As contributions to the cultural history of mankind, such thoughts are pretty small beer. On the other hand, just try to escape their implications. To call a point simple is the cheapest and least effective means of gainsaying it.
On Monday, at about the time I sat writing that paragraph about chance and terror and helplessness, someone was walking around a university campus shooting people at random. This was a coincidence. It was chance. That thought is no comfort. As one of the Tralfamidorians says in Slaughterhouse Five: “Well, here we are, Mr. Pilgrim, trapped in the amber of this moment. There is no why.” So it goes.
Vonnegut (who once called himself “a Christ-worshiping agnostic”) drew from the ground truth of existential terror a moral conclusion that it made sense to try to love your neighbor as yourself – or at least to treat other people with radical decency. This sounds simplistic until you actually try doing it.
He was a socialist in the old Midwestern tradition best expressed in a famous statement by Eugene Debs that went: "Years ago I recognized my kinship with all living beings, and I made up my mind that I was not one bit better than the meanest on earth. I said then, and I say now, that while there is a lower class, I am in it, and while there is a criminal element I am of it, and while there is a soul in prison, I am not free." Quoting that was about as close to a theoretical statement as Vonnegut ever got. The rest of his outlook he regarded as common sense.
“Everything I believe,” he said, “I was taught in junior civics during the Great Depression – at School 43 in Indianapolis, with full approval of the school board. School 43 wasn’t a radical school. American was an idealistic, pacifistic nation at that time. I was taught in the sixth grade to be proud that we had a standing Army of just over a hundred thousand men and that the generals has nothing to say about what was done in Washington. I was taught to be proud of that and to pity Europe for having more than a million men under arms and spending all their money on airplanes and tanks. I simply never unlearned junior civics. I still believe in it. I got a very good grade.”

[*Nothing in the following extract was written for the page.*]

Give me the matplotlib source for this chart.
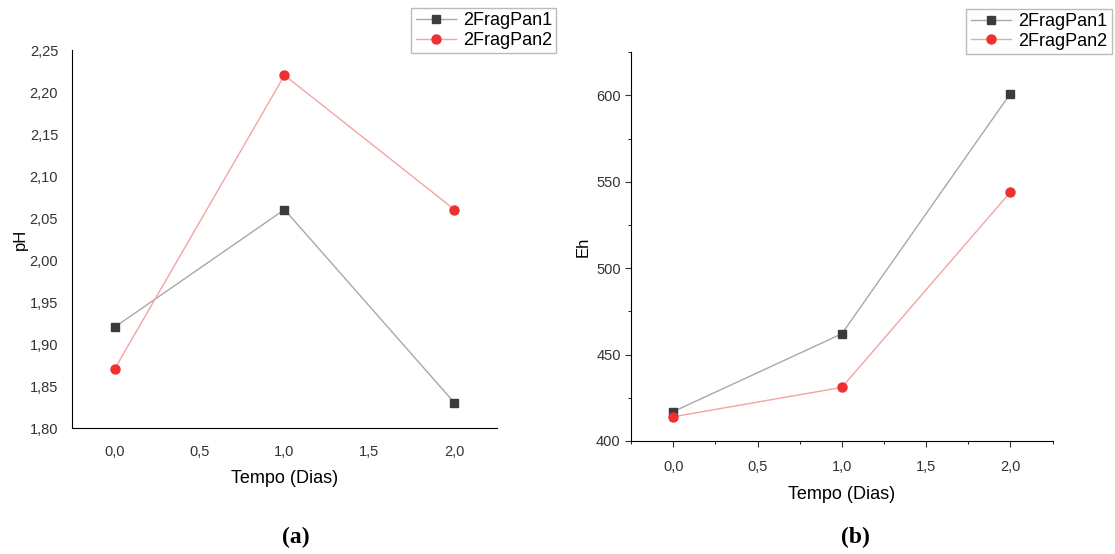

Someone with such attitudes must necessarily be an anachronism, of course, and anachronisms tend to be either funny or sad. His books, at their best, were both. A few of them will survive because they hold those qualities in such beautiful proportion. “Laughter,” as Vonnegut once put it, “is a response to frustration, just as tears are, and it solves nothing, just as tears solve nothing. Laughter or crying is what a human being does when there’s nothing else he can do.”